Upaya koordinasi antara 17
kementerian dan enam lembaga di pusat dengan pemerintah daerah dapat
dikelola secara efektif oleh Menteri Dalam Negeri. Sebab, setiap tahun
dikeluarkan peraturan menteri berisikan panduan isian anggaran
pendapatan dan belanja daerah. Panduan tersebut memastikan penyediaan
program dan anggaran oleh pemerintah daerah yang sesuai dengan kebutuhan
nasional.
Dalam kaitan desa, misalnya, dipastikan pemerintah
daerah menyiapkan dana dan kegiatan untuk pemilihan kepala desa serentak
2016. Lingkup koordinasi dalam peraturan menteri sebaiknya diperluas
hingga mencakup kepentingan kementerian dan lembaga lain yang turut
mendukung pembangunan desa.
PP No 22/2015 tentang Dana Desa yang
Bersumber dari APBN memang memberikan wewenang kepada Menteri Desa,
Pembangunan Daerah Tertinggal, dan Transmigrasi (PDTT) untuk menentukan
penggunaan dana desa. Peraturan Menteri Desa PDTT No 5/2015 telah
mengunci jenis penggunaannya. Namun, ada baiknya diciptakan ruang bagi
pemerintah daerah. Misalnya, untuk tahun depan dituliskan 5-10 persen
penggunaannya disesuaikan dengan rencana pembangunan pemerintah daerah
bagi kawasan pedesaan. Hal serupa bisa dilakukan Menteri Dalam Negeri,
yang memiliki wewenang dalam menentukan skema alokasi dana desa.
Menteri
Dalam Negeri telah menambah fungsi aparat kecamatan agar mendampingi
pemerintah desa. Peningkatan kapasitas aparat telah diarahkan untuk
membantu pemerintah desa dalam menjalankan pemerintahan, mengelola
musyawarah dan pembangunan, serta meningkatkan pelayanan kepada warga.

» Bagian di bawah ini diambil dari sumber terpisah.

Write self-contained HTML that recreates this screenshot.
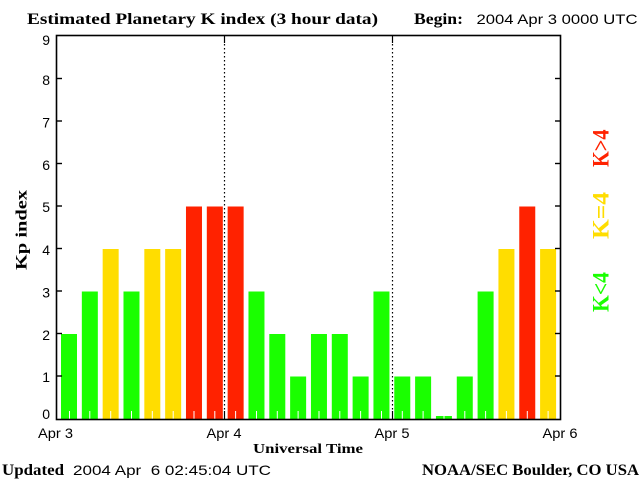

Sebenarnya aparat kecamatan perlu juga diajak agar piawai menciptakan
peluang kerja sama pembangunan antardesa serta menguatkan koordinasi
pembangunan desa dan daerah.
Menteri Desa PDTT juga dapat membuka
kiprah pemerintah daerah dalam memutuskan pilihan pendamping tingkat
desa hingga provinsi. Peran deliberatif menambah motivasi pemerintah
daerah dalam koordinasi pendampingan desa.